La colonne vertébrale de District 31, c’est Daniel Chiasson. C’est ce flic costaud — et non syndiqué — qui soude l’équipe et qui sert de père de remplacement à bien des policiers. Jamais Luc Dionne n’écartera un acteur aussi doué du générique.

Le commandant Chiasson en découd avec le patrouilleur zélé Hugo Simard (Alex Godbout), le petit cousin de Gabrielle, qui le traîne en déontologie. Et la pugnace Mélissa Corbeil (Brigitte Paquette) n’en rate pas une pour essayer de crucifier son ennemi juré.

« Dans la vraie vie, le Bureau des enquêtes indépendantes [BEI] fonctionne vraiment comme ça.
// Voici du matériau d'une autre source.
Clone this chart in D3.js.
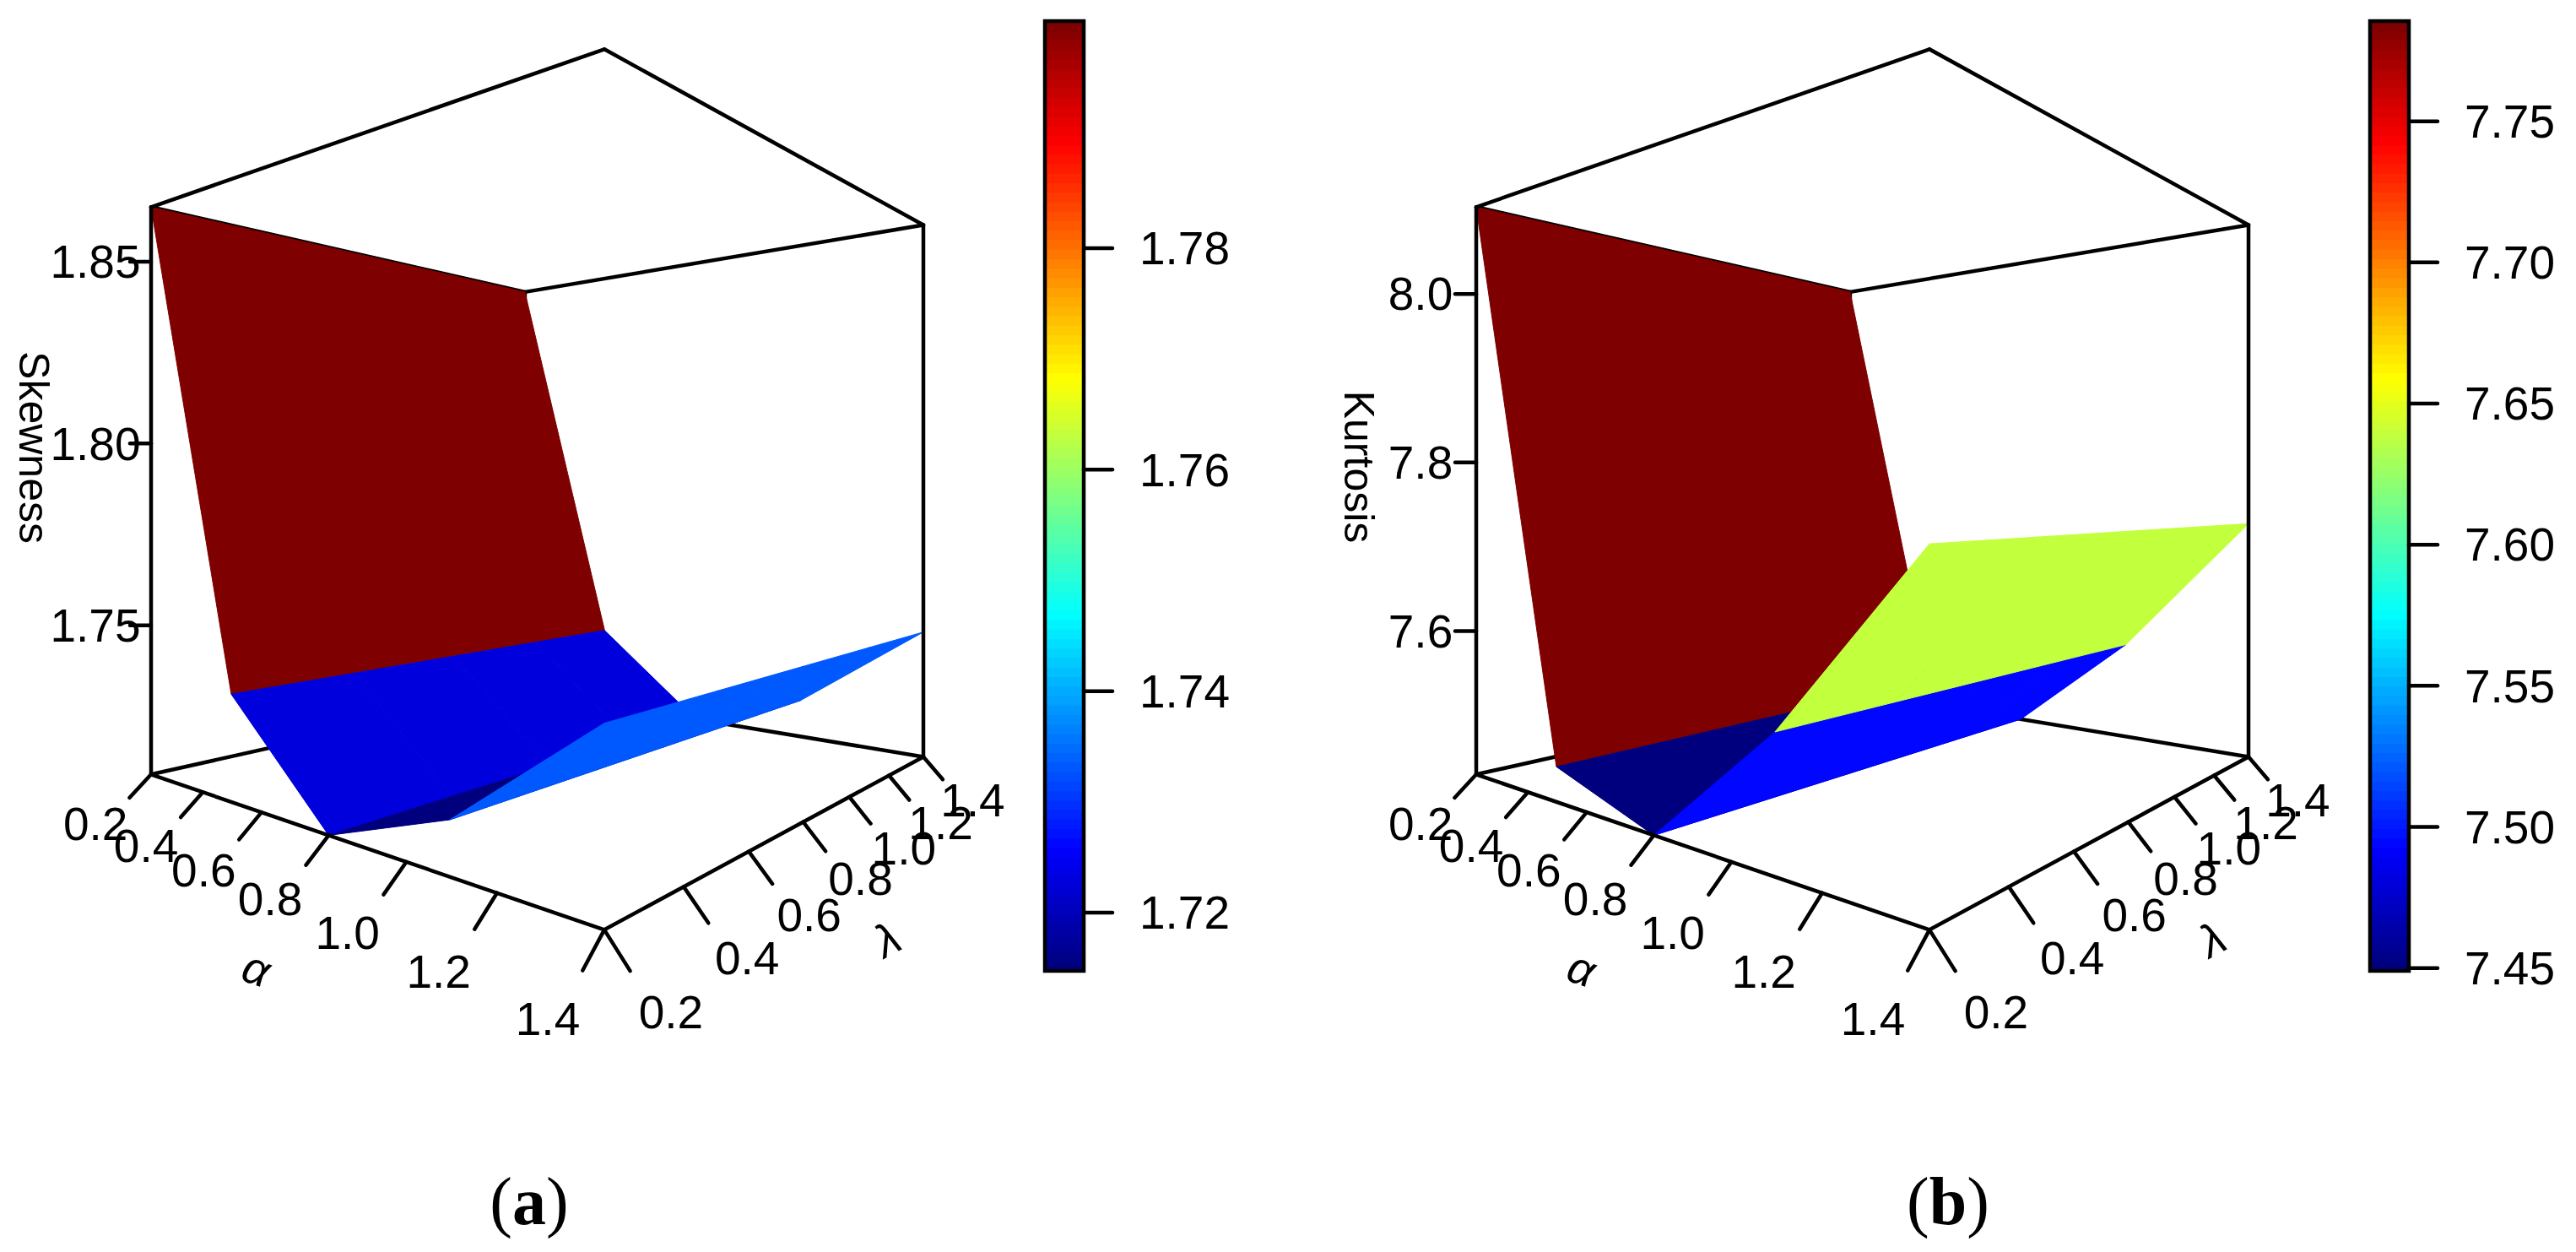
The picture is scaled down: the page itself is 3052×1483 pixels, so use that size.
<!DOCTYPE html>
<html>
<head>
<meta charset="utf-8">
<script src="https://cdn.jsdelivr.net/npm/d3@7"></script>
<style>
  body { margin: 0; background: #fff; }
  text { font-family: "Liberation Sans", Arial, sans-serif; }
</style>
</head>
<body>
<svg id="chart" width="3052" height="1483"></svg>
<script>
'use strict';

// grid of the surface
var alpha = [0.2, 0.5, 0.8, 1.1, 1.4];
var lambda = [0.2, 0.5, 0.8, 1.1, 1.4];

// skewness[i][j] : alpha[i], lambda[j]
var skewness = [
  [1.865, 1.865, 1.865, 1.865, 1.865],
  [1.736, 1.736, 1.736, 1.736, 1.736],
  [1.709, 1.709, 1.709, 1.709, 1.709],
  [1.7205, 1.7205, 1.7205, 1.7205, 1.7205],
  [1.7456, 1.7456, 1.7456, 1.7456, 1.7456]
];
var kurtosis = [
  [8.103, 8.103, 8.103, 8.103, 8.103],
  [7.468, 7.468, 7.468, 7.468, 7.468],
  [7.430, 7.430, 7.430, 7.430, 7.430],
  [7.556, 7.556, 7.556, 7.556, 7.556],
  [7.725, 7.725, 7.725, 7.725, 7.725]
];

var axisTicks = [0.2, 0.4, 0.6, 0.8, 1.0, 1.2, 1.4];
var skewZTicks = [1.75, 1.80, 1.85];
var kurtZTicks = [7.6, 7.8, 8.0];
var skewBarTicks = [1.72, 1.74, 1.76, 1.78];
var kurtBarTicks = [7.45, 7.50, 7.55, 7.60, 7.65, 7.70, 7.75];

var jet = ['#00007F', '#0000FF', '#007FFF', '#00FFFF', '#7FFF7F', '#FFFF00', '#FF7F00', '#FF0000', '#7F0000'];
var jetScale = d3.scaleLinear().domain(d3.range(9).map(i => i / 8)).range(jet).interpolate(d3.interpolateRgb);
var palette = d3.range(100).map(i => jetScale(i / 99));

var svg = d3.select('#chart');

// perspective "camera": x and height of three vertical box edges, horizon line
var cam = {L: {x: 179, h: 672}, F: {x: 716, h: 1043}, R: {x: 1094, h: 630}, yH: 584, t: 0.496};
var FS = 55;

function makeProjection(ox) {
  var qL = 1 / cam.L.h, qF = 1 / cam.F.h, qR = 1 / cam.R.h;
  var rL = cam.L.x / cam.L.h, rF = cam.F.x / cam.F.h, rR = cam.R.x / cam.R.h;
  var qB = qL + qR - qF, rB = rL + rR - rF;
  return function(u, v, w) {
    var q = qL + (qF - qL) * u + (qB - qL) * v;
    var r = rL + (rF - rL) * u + (rB - rL) * v;
    return {x: ox + r / q, y: cam.yH + (cam.t - w) / q, depth: q};
  };
}

function drawPanel(opt) {
  var g = svg.append('g');
  var P = makeProjection(opt.ox);
  var zs = opt.z;
  var uS = d3.scaleLinear().domain([0.2, 1.4]).range([0, 1]);
  var vS = d3.scaleLinear().domain([0.2, 1.4]).range([0, 1]);
  var wS = d3.scaleLinear().domain(d3.extent(zs.flat())).range([0, 1]);
  var pt = (a, l, z) => P(uS(a), vS(l), wS(z));
  var line = (p1, p2) => g.append('line')
      .attr('x1', p1.x).attr('y1', p1.y).attr('x2', p2.x).attr('y2', p2.y)
      .attr('stroke', '#000').attr('stroke-width', 4.5).attr('stroke-linecap', 'round');

  // box corners
  var c = {};
  [0, 1].forEach(w => {
    c['L' + w] = P(0, 0, w); c['F' + w] = P(1, 0, w);
    c['R' + w] = P(1, 1, w); c['B' + w] = P(0, 1, w);
  });
  // back box lines under the surface
  line(c.L0, c.B0); line(c.B0, c.R0); line(c.B0, c.B1);
  line(c.L1, c.B1); line(c.B1, c.R1);

  // facets
  var facets = [];
  for (var i = 0; i < alpha.length - 1; i++) {
    for (var j = 0; j < lambda.length - 1; j++) {
      var pts = [pt(alpha[i], lambda[j], zs[i][j]), pt(alpha[i + 1], lambda[j], zs[i + 1][j]),
                 pt(alpha[i + 1], lambda[j + 1], zs[i + 1][j + 1]), pt(alpha[i], lambda[j + 1], zs[i][j + 1])];
      facets.push({pts: pts, mean: d3.mean([zs[i][j], zs[i + 1][j], zs[i + 1][j + 1], zs[i][j + 1]]),
                   depth: d3.mean(pts, p => p.depth)});
    }
  }
  var cDom = d3.extent(facets, f => f.mean);
  var cIdx = d3.scaleLinear().domain(cDom).range([0, 99]).clamp(true);
  facets.sort((a, b) => b.depth - a.depth);
  g.selectAll('.facet').data(facets).enter().append('path')
    .attr('d', f => 'M' + f.pts.map(p => p.x + ',' + p.y).join('L') + 'Z')
    .attr('fill', f => palette[Math.round(cIdx(f.mean))])
    .attr('stroke', f => palette[Math.round(cIdx(f.mean))])
    .attr('stroke-width', 1);

  // front box lines
  line(c.L0, c.L1); line(c.R0, c.R1); line(c.L1, c.F1); line(c.F1, c.R1);
  line(c.L0, c.F0); line(c.F0, c.R0);

  // alpha axis
  axisTicks.forEach(a => {
    var u = uS(a);
    line(P(u, 0, 0), P(u, -0.04, -0.032));
    var lp = P(u, -0.1, -0.062);
    g.append('text').attr('x', lp.x).attr('y', lp.y).attr('dy', '0.35em')
      .attr('text-anchor', 'middle').attr('font-size', FS).text(d3.format('.1f')(a));
  });
  // lambda axis
  axisTicks.forEach(l => {
    var v = vS(l);
    line(P(1, v, 0), P(1.036, v, -0.036));
    var lp = P(1.09, v, -0.064);
    g.append('text').attr('x', lp.x).attr('y', lp.y).attr('dy', '0.35em')
      .attr('text-anchor', 'middle').attr('font-size', FS).text(d3.format('.1f')(l));
  });
  var aAng = Math.atan2(c.F0.y - c.L0.y, c.F0.x - c.L0.x) * 180 / Math.PI;
  var lAng = Math.atan2(c.R0.y - c.F0.y, c.R0.x - c.F0.x) * 180 / Math.PI;
  g.append('text').attr('transform', 'translate(' + (opt.ox + 303) + ',1150) rotate(' + aAng + ')')
    .attr('text-anchor', 'middle').attr('dy', '0.3em').attr('font-size', 54)
    .attr('font-style', 'italic').text('α');
  g.append('text').attr('transform', 'translate(' + (opt.ox + 1052) + ',1115) rotate(' + lAng + ')')
    .attr('text-anchor', 'middle').attr('dy', '0.3em').attr('font-size', 54)
    .attr('font-style', 'italic').text('λ');

  // z axis on left edge
  opt.zTicks.forEach(z => {
    var p = P(0, 0, wS(z));
    line({x: p.x - 25, y: p.y}, p);
    g.append('text').attr('x', p.x - 66).attr('y', p.y).attr('dy', '0.35em')
      .attr('text-anchor', 'middle').attr('font-size', FS).text(opt.zFmt(z));
  });
  g.append('text').attr('transform', 'translate(' + (opt.ox + 40) + ',' + opt.titleY + ') rotate(90)')
    .attr('text-anchor', 'middle').attr('dy', '0.35em').attr('font-size', 50).text(opt.title);

  // colour bar
  var bx = opt.ox + 1238, bw = 46, bTop = 25, bBot = 1150;
  var yBar = d3.scaleLinear().domain(cDom).range([bBot, bTop]);
  var step = (bBot - bTop) / 100;
  g.selectAll('.cb').data(palette).enter().append('rect')
    .attr('x', bx).attr('width', bw)
    .attr('y', (d, i) => bBot - (i + 1) * step).attr('height', step + 0.8)
    .attr('fill', d => d);
  g.append('rect').attr('x', bx).attr('y', bTop).attr('width', bw).attr('height', bBot - bTop)
    .attr('fill', 'none').attr('stroke', '#000').attr('stroke-width', 4.5);
  opt.barTicks.forEach(t => {
    var y = yBar(t);
    line({x: bx + bw, y: y}, {x: bx + bw + 34, y: y});
    g.append('text').attr('x', bx + bw + 66).attr('y', y).attr('dy', '0.35em')
      .attr('font-size', FS).text(d3.format('.2f')(t));
  });

  // caption
  var cap = g.append('text').attr('x', opt.capX).attr('y', 1450).attr('text-anchor', 'middle')
    .attr('font-size', 80).style('font-family', '"Liberation Serif", serif');
  cap.append('tspan').text('(');
  cap.append('tspan').attr('font-weight', 'bold').text(opt.cap);
  cap.append('tspan').text(')');
}

drawPanel({ox: 0, z: skewness, zTicks: skewZTicks, zFmt: d3.format('.2f'), title: 'Skewness',
           titleY: 530, barTicks: skewBarTicks, cap: 'a', capX: 627});
drawPanel({ox: 1570, z: kurtosis, zTicks: kurtZTicks, zFmt: d3.format('.1f'), title: 'Kurtosis',
           titleY: 553, barTicks: kurtBarTicks, cap: 'b', capX: 2308});
</script>
</body>
</html>
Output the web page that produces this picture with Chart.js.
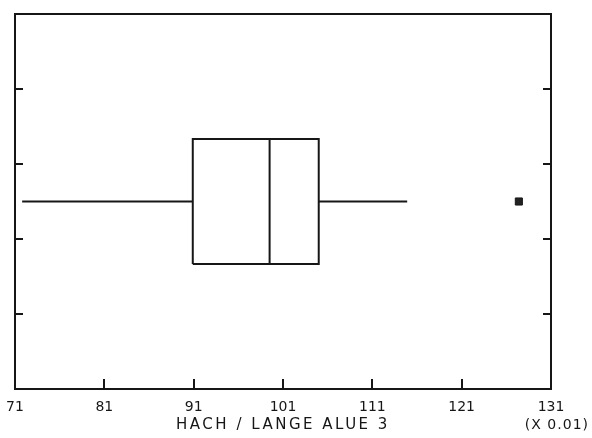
<!DOCTYPE html>
<html>
<head>
<meta charset="utf-8">
<script src="https://cdn.jsdelivr.net/npm/chart.js@4.4.1/dist/chart.umd.min.js"></script>
<style>
  html, body { margin: 0; padding: 0; background: #fff; }
  #wrap { width: 592px; height: 438px; position: relative; }
</style>
</head>
<body>
<div id="wrap"><canvas id="box"></canvas></div>
<script>
// x axis tick labels (values are in units of 0.01)
const xTickValues = [71, 81, 91, 101, 111, 121, 131];
// low whisker, Q1, median, Q3, high whisker
const boxValues = [71.8, 90.9, 99.5, 105.0, 114.9];
const outlierValues = [127.4];

const xTitle = "HACH / LANGE ALUE 3";
const xScaleNote = "(X 0.01)";

// the vertical axis is only a frame: 0..5, box occupies the middle third
const yMin = 0, yMax = 5;
const yMid = 2.5;
const boxLow = 5 / 3, boxHigh = 10 / 3;

const ink = "#161616";
const [wLo, q1, med, q3, wHi] = boxValues;

function seg(points) {
  return {
    type: "scatter",
    data: points,
    showLine: true,
    borderColor: ink,
    borderWidth: 2,
    borderJoinStyle: "miter",
    pointRadius: 0,
    tension: 0,
  };
}

const datasets = [
  seg([
    { x: q1, y: boxLow }, { x: q3, y: boxLow },
    { x: q3, y: boxHigh }, { x: q1, y: boxHigh }, { x: q1, y: boxLow },
  ]),
  seg([{ x: med, y: boxLow }, { x: med, y: boxHigh }]),
  seg([{ x: wLo, y: yMid }, { x: q1, y: yMid }]),
  seg([{ x: q3, y: yMid }, { x: wHi, y: yMid }]),
  {
    type: "scatter",
    data: outlierValues.map(v => ({ x: v, y: yMid })),
    pointStyle: "rect",
    pointRadius: 5,
    backgroundColor: "#222",
    borderColor: ink,
    borderWidth: 1,
  },
];

// axis title and scale note under the x axis
const axisText = {
  id: "axisText",
  afterDraw(chart) {
    const { ctx, chartArea, scales } = chart;
    ctx.save();
    ctx.fillStyle = ink;
    ctx.textBaseline = "middle";
    ctx.font = "15px 'DejaVu Sans'";
    ctx.letterSpacing = "2.5px";
    ctx.textAlign = "center";
    const cx = (scales.x.left + scales.x.right) / 2;
    ctx.fillText(xTitle, cx, chartArea.bottom + 36);
    ctx.font = "14px 'DejaVu Sans'";
    ctx.letterSpacing = "1px";
    ctx.textAlign = "right";
    ctx.fillText(xScaleNote, chart.width - 3, chartArea.bottom + 36);
    ctx.restore();
  },
};

const frameScale = {
  grid: { drawOnChartArea: false, color: ink, lineWidth: 2 },
  border: { display: true, color: ink, width: 2 },
};

new Chart(document.getElementById("box"), {
  data: { datasets },
  plugins: [axisText],
  options: {
    responsive: true,
    maintainAspectRatio: false,
    animation: false,
    layout: { padding: 0 },
    plugins: { legend: { display: false }, tooltip: { enabled: false } },
    scales: {
      x: {
        type: "linear",
        position: "bottom",
        min: xTickValues[0],
        max: xTickValues[xTickValues.length - 1],
        afterBuildTicks: s => { s.ticks = xTickValues.map(v => ({ value: v })); },
        afterFit: s => { s.height = 49; s.paddingLeft = 0; s.paddingRight = 0; },
        grid: { ...frameScale.grid, tickLength: -10 },
        border: frameScale.border,
        ticks: {
          color: ink,
          padding: 20,
          maxRotation: 0,
          font: { family: "'DejaVu Sans'", size: 14 },
        },
      },
      xTop: {
        type: "linear",
        position: "top",
        min: xTickValues[0],
        max: xTickValues[xTickValues.length - 1],
        afterFit: s => { s.height = 14; s.paddingLeft = 0; s.paddingRight = 0; },
        grid: { display: false },
        border: frameScale.border,
        ticks: { display: false },
      },
      y: {
        type: "linear",
        position: "left",
        min: yMin,
        max: yMax,
        afterFit: s => { s.width = 15; },
        grid: { ...frameScale.grid, tickLength: -8 },
        border: frameScale.border,
        ticks: { display: false, stepSize: 1 },
      },
      yRight: {
        type: "linear",
        position: "right",
        min: yMin,
        max: yMax,
        afterFit: s => { s.width = 41; },
        grid: { ...frameScale.grid, tickLength: -8 },
        border: frameScale.border,
        ticks: { display: false, stepSize: 1 },
      },
    },
  },
});
</script>
</body>
</html>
Ils ne lâchent jamais le morceau », précise Luc Dionne.

Parlons du pauvre Bruno Gagné, maintenant. Au départ, le sergent-détective Gagné devait quitter (temporairement) le populaire téléroman dans la même semaine où Poupou tombait sous les balles. Raison : l’acteur Michel Charette entamait les tournages de la comédie Le bonheur de François Avard pour le réseau TVA.

Mais la production du Bonheur, également chapeautée par Fabienne Larouche, a été décalée et Michel Charette a pu rester quelques semaines supplémentaires au 31, d’où la longue descente aux enfers de Bruno Gagné dans la dépression, la boisson et les pilules. « Nous avons donc gardé Bruno un peu plus longtemps que ce qui était prévu initialement », précise Luc Dionne.

La question à 1000 piasses : pourquoi la lieutenante Mélanie Charron (Ève Landry) ou le commandant Chiasson n’ont-ils pas suspendu Bruno Gagné plus rapidement, alors qu’il empestait l’alcool ? Parce qu’il n’a pas commis de faute grave, répond Luc Dionne. « Bruno allait boire dans les toilettes ou dans son auto. Personne ne l’a vu faire. Un patron ne peut pas congédier un syndiqué sur des soupçons », poursuit le prolifique scénariste de District 31.

PHOTO FOURNIE PAR RADIO-CANADA

La nouvelle lieutenante du 31, Mélanie Charron (Ève Landry)

À propos de l’autoritaire Mélanie Charron, qui a succédé à Gabrielle Simard dans le bureau à double porte, il fallait qu’elle soit très différente de sa prédécesseure. « Mélanie fait le ménage, elle va finir par tomber dans la gang comme les autres. L’air bête lui va bien ! Les contrastes sont toujours payants dans District 31, », rappelle Luc Dionne.

Et est-ce que Mélanie Charron aime les femmes, comme le supposent plusieurs téléspectateurs ? L’auteur Luc Dionne ne s’aventurera pas, pour l’instant, dans la vie personnelle de sa nouvelle recrue.

« Je ne pense pas que ça soit important. J’aurais l’impression de reculer 50 ans en arrière en parlant de l’orientation sexuelle de Mélanie. Si jamais cette information devait sortir, ça se ferait d’une façon très banale. Du genre : ma blonde et moi sommes allées dans un chalet ce week-end. Je pourrais aussi aborder ce sujet par Manu [Sébastien Huberdeau]. Mais je ne ressens pas le besoin de dévoiler des orientations sexuelles. Dans District 31, je suis pas mal plus préoccupé par la pédophilie et la violence », confie Luc Dionne dans une longue entrevue avec La Presse.

Avis aux détectives de salon : Luc Dionne émaille toujours ses épisodes d’indices subtils sur les intrigues à venir. Ouvrez l’œil… et le bon !

« C’est vrai, je plante plein de petites affaires. Les téléspectateurs ont oublié le gars brûlé du début de la saison. Pas moi. Ce n’est pas fini, cette affaire-là. Tout ce que j’ai semé, je vous le dis, c’est du bonbon », indique Luc Dionne.

Pourvu qu’il s’agisse de bonbons de dépanneur, et non ceux vendus par Cédric Doucet (William Lapierre), moi, j’achète. Toute la cargaison.